Goal of the exercise
Filter the records for lines holding the string "with".

Records for the exercise
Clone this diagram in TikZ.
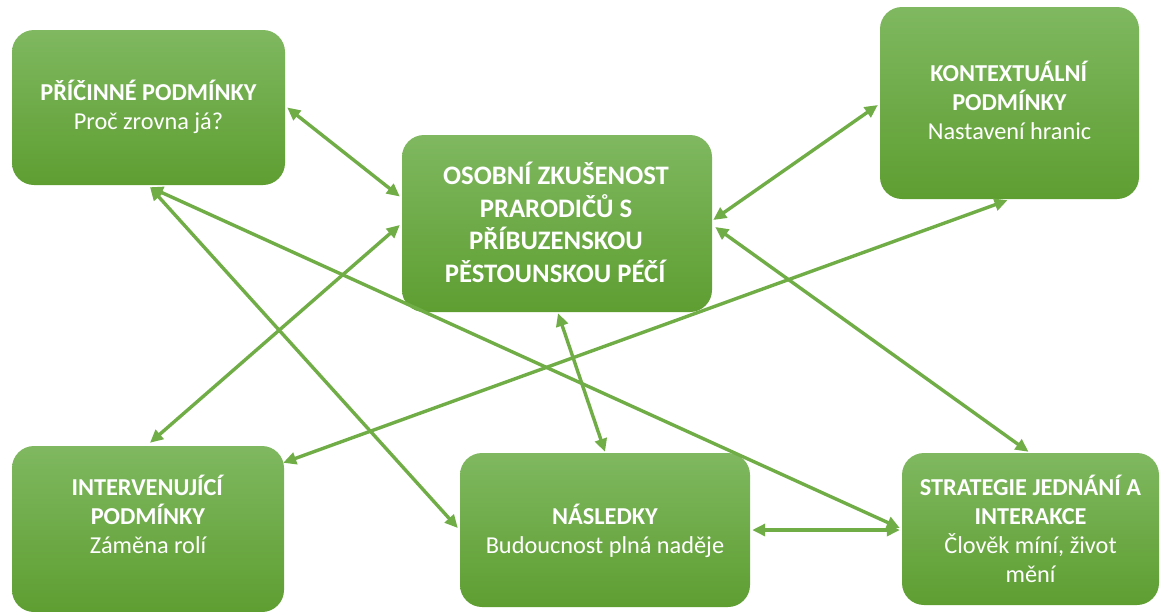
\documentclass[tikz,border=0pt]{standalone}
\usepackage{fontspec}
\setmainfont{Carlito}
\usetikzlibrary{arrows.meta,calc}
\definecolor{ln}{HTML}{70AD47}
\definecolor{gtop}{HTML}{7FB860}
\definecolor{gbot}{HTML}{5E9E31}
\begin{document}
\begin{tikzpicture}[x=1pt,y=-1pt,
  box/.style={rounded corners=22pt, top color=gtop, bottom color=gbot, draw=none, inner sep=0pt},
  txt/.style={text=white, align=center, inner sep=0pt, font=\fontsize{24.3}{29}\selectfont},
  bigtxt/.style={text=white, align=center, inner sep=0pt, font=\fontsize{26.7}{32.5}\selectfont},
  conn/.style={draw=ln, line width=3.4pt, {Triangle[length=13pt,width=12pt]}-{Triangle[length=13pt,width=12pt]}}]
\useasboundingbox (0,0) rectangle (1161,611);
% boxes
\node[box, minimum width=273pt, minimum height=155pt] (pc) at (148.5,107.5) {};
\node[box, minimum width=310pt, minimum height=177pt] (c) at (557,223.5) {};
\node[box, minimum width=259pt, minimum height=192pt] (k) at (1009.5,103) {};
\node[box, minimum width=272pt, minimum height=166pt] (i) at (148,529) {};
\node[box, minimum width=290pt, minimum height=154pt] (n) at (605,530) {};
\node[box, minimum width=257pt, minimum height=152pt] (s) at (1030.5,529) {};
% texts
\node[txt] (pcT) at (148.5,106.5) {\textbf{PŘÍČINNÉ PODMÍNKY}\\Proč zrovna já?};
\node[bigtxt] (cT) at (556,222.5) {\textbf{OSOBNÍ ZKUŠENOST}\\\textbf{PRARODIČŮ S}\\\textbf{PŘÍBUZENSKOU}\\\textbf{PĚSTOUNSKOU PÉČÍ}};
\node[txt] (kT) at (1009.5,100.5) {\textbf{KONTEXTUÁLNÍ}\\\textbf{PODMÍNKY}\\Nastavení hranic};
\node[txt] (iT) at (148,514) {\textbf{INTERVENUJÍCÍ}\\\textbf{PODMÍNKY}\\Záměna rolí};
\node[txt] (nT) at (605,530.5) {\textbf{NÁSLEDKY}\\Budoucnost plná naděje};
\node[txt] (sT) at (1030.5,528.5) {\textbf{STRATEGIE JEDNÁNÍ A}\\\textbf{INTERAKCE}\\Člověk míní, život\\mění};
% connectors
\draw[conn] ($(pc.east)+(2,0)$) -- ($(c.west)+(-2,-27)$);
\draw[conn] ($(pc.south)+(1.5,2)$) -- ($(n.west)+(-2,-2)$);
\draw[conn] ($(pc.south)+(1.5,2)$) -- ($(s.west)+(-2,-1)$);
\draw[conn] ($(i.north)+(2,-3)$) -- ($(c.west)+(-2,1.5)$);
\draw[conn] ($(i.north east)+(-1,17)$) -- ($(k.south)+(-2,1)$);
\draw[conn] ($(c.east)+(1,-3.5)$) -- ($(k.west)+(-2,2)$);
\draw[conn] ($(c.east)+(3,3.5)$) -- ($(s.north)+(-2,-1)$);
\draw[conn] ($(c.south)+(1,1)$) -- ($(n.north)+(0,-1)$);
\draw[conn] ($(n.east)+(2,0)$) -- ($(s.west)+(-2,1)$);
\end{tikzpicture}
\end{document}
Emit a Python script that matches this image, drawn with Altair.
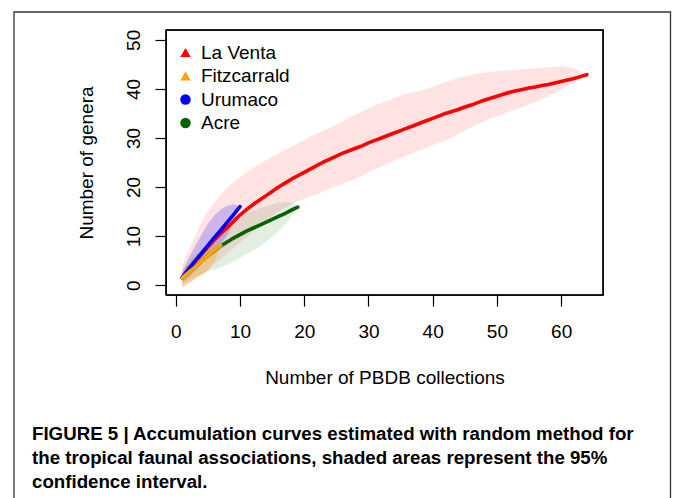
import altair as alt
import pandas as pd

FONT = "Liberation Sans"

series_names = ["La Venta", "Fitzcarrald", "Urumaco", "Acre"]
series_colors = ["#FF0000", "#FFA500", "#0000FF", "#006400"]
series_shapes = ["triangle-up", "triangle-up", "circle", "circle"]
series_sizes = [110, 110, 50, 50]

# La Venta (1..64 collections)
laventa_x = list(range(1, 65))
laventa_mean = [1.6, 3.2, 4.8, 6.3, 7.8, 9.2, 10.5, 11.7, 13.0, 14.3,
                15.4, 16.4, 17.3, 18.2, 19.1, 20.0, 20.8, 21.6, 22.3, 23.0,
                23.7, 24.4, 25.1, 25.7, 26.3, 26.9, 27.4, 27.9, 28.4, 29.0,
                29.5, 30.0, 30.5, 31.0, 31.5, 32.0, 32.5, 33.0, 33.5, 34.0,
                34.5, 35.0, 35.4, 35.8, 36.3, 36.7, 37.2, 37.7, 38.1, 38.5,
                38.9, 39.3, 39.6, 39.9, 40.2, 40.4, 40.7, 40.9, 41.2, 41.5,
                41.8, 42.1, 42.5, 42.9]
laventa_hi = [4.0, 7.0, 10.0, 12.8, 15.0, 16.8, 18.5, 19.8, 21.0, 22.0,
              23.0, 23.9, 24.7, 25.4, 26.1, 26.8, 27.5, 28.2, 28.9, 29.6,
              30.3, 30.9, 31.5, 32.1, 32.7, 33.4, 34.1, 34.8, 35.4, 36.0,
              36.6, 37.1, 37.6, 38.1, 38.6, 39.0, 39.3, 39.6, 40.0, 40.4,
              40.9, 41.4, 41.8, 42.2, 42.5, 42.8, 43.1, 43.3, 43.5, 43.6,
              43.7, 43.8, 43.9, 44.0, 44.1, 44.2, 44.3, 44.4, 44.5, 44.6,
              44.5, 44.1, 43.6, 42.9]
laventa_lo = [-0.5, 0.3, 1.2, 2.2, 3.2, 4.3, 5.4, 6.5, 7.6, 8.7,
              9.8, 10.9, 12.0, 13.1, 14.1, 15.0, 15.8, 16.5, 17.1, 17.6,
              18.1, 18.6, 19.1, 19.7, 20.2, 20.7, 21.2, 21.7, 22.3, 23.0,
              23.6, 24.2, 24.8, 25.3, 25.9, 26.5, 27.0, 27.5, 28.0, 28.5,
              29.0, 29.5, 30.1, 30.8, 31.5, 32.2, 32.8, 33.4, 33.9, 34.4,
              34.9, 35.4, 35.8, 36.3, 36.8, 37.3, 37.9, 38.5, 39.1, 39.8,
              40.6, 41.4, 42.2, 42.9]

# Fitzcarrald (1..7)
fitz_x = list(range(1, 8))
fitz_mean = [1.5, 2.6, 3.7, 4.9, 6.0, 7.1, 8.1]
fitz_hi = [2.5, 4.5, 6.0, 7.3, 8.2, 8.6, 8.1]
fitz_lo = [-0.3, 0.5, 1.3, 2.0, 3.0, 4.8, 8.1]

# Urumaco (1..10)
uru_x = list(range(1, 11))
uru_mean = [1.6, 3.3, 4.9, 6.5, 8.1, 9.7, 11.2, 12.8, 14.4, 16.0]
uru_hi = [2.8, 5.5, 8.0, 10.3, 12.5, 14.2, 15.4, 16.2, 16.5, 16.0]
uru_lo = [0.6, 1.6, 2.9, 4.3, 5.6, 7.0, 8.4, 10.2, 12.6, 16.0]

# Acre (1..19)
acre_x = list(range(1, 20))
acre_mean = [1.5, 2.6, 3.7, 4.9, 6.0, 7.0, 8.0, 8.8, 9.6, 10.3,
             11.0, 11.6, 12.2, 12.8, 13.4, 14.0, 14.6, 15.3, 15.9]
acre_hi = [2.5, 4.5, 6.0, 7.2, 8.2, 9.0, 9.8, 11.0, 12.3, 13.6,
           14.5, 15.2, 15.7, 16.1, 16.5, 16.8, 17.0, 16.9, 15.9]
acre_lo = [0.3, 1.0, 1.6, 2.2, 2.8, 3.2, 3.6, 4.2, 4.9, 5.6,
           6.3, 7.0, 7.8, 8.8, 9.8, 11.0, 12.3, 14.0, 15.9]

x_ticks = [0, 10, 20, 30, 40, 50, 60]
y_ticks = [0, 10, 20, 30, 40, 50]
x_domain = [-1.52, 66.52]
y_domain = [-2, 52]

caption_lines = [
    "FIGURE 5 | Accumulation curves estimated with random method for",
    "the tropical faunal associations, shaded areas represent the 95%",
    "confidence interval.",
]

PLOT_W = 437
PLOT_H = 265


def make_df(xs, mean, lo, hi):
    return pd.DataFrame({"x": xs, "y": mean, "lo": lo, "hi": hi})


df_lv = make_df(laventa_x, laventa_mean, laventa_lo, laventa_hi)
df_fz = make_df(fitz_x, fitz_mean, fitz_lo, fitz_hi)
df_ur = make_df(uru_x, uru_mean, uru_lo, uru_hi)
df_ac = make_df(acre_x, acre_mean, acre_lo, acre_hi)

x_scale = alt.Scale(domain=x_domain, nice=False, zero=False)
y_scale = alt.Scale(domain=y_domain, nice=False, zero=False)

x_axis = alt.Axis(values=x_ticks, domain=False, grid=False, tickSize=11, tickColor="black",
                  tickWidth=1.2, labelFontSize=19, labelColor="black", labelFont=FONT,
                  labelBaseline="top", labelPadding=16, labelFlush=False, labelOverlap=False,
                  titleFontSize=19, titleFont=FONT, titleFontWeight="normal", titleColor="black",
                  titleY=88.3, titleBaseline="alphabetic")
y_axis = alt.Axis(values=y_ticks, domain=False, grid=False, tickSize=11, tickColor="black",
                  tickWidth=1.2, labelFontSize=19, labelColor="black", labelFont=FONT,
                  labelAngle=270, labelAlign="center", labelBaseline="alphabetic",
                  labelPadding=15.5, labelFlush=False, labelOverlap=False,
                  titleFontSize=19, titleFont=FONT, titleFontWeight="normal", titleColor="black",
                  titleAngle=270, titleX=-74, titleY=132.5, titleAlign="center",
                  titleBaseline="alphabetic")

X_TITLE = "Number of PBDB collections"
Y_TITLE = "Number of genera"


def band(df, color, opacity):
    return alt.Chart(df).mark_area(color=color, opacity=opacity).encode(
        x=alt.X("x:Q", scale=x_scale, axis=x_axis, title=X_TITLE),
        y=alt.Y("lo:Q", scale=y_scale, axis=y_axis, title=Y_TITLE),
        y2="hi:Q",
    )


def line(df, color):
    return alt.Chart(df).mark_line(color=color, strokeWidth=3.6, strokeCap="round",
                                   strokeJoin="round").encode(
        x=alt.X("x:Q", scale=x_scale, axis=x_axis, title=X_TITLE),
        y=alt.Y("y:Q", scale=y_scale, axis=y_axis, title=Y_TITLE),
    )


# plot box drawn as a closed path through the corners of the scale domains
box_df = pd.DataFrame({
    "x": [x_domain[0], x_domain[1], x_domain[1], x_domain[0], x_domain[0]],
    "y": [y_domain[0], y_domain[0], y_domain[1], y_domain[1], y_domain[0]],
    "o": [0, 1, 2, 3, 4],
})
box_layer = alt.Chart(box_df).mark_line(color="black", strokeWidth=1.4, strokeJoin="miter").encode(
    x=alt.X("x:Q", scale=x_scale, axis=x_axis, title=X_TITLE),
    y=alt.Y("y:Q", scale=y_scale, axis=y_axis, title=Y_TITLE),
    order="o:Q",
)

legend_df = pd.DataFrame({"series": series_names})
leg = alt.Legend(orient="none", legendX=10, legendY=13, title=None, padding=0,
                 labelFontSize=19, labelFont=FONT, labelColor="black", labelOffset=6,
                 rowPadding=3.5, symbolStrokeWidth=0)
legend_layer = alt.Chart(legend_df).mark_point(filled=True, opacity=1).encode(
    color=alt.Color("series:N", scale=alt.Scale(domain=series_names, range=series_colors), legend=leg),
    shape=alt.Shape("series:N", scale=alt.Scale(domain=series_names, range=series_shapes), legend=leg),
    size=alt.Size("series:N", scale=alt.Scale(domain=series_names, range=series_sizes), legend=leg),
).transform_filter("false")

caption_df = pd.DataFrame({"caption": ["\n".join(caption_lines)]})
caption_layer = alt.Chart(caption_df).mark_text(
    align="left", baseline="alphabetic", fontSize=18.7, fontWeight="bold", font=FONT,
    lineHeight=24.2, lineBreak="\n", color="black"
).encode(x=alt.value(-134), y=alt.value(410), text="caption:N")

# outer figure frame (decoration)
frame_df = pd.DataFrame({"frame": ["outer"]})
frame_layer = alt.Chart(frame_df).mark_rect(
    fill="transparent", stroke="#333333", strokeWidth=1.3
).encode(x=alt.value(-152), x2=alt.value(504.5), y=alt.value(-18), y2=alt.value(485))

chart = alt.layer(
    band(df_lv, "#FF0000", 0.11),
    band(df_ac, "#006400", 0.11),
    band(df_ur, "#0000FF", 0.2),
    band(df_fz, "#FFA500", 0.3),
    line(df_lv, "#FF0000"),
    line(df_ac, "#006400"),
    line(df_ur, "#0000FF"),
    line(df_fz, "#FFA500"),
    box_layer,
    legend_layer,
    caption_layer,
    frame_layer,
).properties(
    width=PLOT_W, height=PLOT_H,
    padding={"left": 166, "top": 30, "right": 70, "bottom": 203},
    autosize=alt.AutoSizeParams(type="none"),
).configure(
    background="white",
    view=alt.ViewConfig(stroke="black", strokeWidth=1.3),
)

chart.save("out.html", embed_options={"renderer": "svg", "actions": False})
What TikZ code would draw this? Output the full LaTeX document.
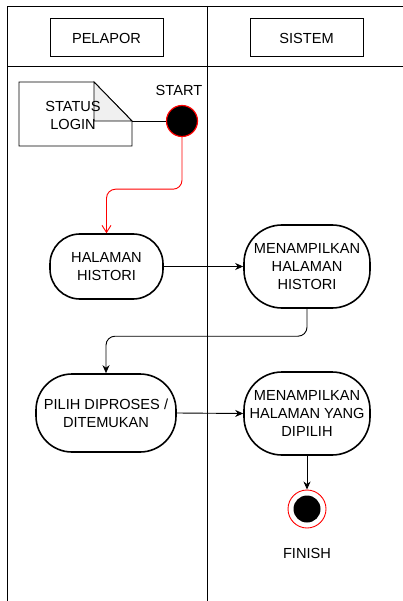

The output
Emit a Python script that matches this image, drawn with Altair.
    "FIGURE 5 | Accumulation curves estimated with random method for",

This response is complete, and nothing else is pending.